_What to do_:
It is required that the lines from the top of the listing through the line with "linewidth=0.8, label=name)" be reproduced exactly, excluding pictures.

_Source excerpt_:

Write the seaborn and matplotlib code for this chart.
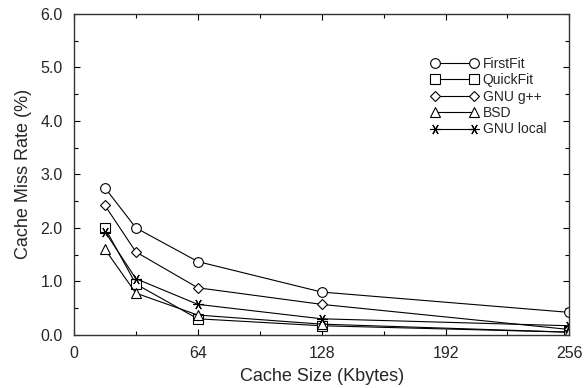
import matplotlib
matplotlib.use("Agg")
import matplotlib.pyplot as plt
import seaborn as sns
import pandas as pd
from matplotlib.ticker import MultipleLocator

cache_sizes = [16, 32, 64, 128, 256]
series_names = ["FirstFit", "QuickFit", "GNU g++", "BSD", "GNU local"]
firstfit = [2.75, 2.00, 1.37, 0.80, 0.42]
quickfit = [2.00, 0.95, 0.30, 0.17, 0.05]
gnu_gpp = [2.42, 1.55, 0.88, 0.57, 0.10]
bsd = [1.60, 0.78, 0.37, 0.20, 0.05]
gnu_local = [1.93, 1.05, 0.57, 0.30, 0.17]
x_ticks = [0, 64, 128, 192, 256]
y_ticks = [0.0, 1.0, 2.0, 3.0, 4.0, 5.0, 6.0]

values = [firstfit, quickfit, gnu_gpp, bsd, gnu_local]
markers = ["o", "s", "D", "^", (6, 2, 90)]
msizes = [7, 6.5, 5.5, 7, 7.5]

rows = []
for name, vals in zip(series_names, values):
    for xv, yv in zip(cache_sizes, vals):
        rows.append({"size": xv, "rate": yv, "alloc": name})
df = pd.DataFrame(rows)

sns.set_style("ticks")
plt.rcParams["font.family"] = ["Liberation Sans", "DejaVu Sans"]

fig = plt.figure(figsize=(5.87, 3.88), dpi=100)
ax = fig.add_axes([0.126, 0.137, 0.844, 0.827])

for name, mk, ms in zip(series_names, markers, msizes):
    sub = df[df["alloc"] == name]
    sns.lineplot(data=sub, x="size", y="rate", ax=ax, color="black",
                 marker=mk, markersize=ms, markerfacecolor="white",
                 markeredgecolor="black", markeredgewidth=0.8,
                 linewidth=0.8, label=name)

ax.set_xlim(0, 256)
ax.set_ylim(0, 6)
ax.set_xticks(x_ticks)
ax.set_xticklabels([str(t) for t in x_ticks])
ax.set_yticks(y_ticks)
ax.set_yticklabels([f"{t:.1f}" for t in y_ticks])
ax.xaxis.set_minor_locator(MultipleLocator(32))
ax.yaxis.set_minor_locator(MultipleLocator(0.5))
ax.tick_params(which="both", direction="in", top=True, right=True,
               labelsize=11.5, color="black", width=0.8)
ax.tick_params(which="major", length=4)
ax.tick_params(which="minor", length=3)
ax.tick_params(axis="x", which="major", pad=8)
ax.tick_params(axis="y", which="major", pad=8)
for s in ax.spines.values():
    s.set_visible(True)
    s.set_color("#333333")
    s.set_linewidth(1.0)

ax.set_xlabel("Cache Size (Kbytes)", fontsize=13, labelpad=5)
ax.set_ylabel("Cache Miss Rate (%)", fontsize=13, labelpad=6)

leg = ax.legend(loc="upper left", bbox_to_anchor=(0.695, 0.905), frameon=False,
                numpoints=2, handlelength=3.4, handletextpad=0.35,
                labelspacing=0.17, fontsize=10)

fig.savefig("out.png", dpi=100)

_Response to the task_:
Write the seaborn and matplotlib code for this chart.
import matplotlib
matplotlib.use("Agg")
import matplotlib.pyplot as plt
import seaborn as sns
import pandas as pd
from matplotlib.ticker import MultipleLocator

cache_sizes = [16, 32, 64, 128, 256]
series_names = ["FirstFit", "QuickFit", "GNU g++", "BSD", "GNU local"]
firstfit = [2.75, 2.00, 1.37, 0.80, 0.42]
quickfit = [2.00, 0.95, 0.30, 0.17, 0.05]
gnu_gpp = [2.42, 1.55, 0.88, 0.57, 0.10]
bsd = [1.60, 0.78, 0.37, 0.20, 0.05]
gnu_local = [1.93, 1.05, 0.57, 0.30, 0.17]
x_ticks = [0, 64, 128, 192, 256]
y_ticks = [0.0, 1.0, 2.0, 3.0, 4.0, 5.0, 6.0]

values = [firstfit, quickfit, gnu_gpp, bsd, gnu_local]
markers = ["o", "s", "D", "^", (6, 2, 90)]
msizes = [7, 6.5, 5.5, 7, 7.5]

rows = []
for name, vals in zip(series_names, values):
    for xv, yv in zip(cache_sizes, vals):
        rows.append({"size": xv, "rate": yv, "alloc": name})
df = pd.DataFrame(rows)

sns.set_style("ticks")
plt.rcParams["font.family"] = ["Liberation Sans", "DejaVu Sans"]

fig = plt.figure(figsize=(5.87, 3.88), dpi=100)
ax = fig.add_axes([0.126, 0.137, 0.844, 0.827])

for name, mk, ms in zip(series_names, markers, msizes):
    sub = df[df["alloc"] == name]
    sns.lineplot(data=sub, x="size", y="rate", ax=ax, color="black",
                 marker=mk, markersize=ms, markerfacecolor="white",
                 markeredgecolor="black", markeredgewidth=0.8,
                 linewidth=0.8, label=name)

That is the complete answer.